** Start Given material **

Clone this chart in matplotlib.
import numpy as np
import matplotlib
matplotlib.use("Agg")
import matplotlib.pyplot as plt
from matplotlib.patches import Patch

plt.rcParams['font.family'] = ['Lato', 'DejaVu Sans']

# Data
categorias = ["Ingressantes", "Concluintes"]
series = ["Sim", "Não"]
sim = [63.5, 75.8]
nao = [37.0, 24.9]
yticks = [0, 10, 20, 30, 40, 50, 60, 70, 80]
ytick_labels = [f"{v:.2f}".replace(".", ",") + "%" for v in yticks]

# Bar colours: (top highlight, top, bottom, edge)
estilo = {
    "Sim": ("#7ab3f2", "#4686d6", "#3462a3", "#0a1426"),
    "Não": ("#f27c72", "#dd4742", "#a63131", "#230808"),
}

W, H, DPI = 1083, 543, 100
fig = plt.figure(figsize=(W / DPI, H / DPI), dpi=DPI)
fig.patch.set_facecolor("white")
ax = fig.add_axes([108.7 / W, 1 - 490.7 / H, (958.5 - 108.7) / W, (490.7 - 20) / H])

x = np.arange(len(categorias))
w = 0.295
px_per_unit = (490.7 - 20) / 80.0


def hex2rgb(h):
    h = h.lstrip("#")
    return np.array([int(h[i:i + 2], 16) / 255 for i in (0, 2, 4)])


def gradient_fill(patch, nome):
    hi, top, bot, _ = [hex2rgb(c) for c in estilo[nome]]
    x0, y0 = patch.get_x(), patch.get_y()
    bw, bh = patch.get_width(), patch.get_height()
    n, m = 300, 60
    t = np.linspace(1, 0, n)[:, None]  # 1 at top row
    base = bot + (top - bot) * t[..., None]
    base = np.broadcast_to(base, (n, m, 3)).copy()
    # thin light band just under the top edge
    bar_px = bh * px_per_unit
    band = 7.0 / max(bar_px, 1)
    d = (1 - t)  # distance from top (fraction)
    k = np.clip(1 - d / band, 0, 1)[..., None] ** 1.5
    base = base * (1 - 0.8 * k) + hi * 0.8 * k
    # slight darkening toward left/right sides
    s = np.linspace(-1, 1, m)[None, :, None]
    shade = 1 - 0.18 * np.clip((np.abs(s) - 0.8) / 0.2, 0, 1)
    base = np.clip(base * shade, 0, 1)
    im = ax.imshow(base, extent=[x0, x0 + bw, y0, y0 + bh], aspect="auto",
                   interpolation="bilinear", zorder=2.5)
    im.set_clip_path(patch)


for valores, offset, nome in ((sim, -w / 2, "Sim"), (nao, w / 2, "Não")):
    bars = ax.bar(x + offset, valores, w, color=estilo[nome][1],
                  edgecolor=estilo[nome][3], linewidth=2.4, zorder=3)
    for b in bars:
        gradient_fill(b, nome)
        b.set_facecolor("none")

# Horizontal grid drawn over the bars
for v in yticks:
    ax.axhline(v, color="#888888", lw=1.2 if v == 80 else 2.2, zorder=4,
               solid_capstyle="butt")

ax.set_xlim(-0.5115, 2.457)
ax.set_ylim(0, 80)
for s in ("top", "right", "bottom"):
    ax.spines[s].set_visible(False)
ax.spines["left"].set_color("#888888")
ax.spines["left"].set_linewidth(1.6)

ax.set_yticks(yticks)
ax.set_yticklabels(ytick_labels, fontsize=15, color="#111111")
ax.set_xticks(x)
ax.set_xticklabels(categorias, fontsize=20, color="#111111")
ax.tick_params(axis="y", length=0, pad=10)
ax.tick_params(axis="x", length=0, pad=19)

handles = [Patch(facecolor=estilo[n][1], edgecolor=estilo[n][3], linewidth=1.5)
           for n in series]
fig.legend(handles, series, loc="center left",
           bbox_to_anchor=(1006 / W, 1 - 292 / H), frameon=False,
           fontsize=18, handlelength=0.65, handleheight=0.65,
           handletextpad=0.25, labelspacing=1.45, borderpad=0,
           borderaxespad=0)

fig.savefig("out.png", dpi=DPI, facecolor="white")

** End Given material **

Only the lines from the beginning of the material to the line containing "return np.array([int(h[i:i +" should be echoed, verbatim and in full.

Clone this chart in matplotlib.
import numpy as np
import matplotlib
matplotlib.use("Agg")
import matplotlib.pyplot as plt
from matplotlib.patches import Patch

plt.rcParams['font.family'] = ['Lato', 'DejaVu Sans']

# Data
categorias = ["Ingressantes", "Concluintes"]
series = ["Sim", "Não"]
sim = [63.5, 75.8]
nao = [37.0, 24.9]
yticks = [0, 10, 20, 30, 40, 50, 60, 70, 80]
ytick_labels = [f"{v:.2f}".replace(".", ",") + "%" for v in yticks]

# Bar colours: (top highlight, top, bottom, edge)
estilo = {
    "Sim": ("#7ab3f2", "#4686d6", "#3462a3", "#0a1426"),
    "Não": ("#f27c72", "#dd4742", "#a63131", "#230808"),
}

W, H, DPI = 1083, 543, 100
fig = plt.figure(figsize=(W / DPI, H / DPI), dpi=DPI)
fig.patch.set_facecolor("white")
ax = fig.add_axes([108.7 / W, 1 - 490.7 / H, (958.5 - 108.7) / W, (490.7 - 20) / H])

x = np.arange(len(categorias))
w = 0.295
px_per_unit = (490.7 - 20) / 80.0


def hex2rgb(h):
    h = h.lstrip("#")
    return np.array([int(h[i:i + 2], 16) / 255 for i in (0, 2, 4)])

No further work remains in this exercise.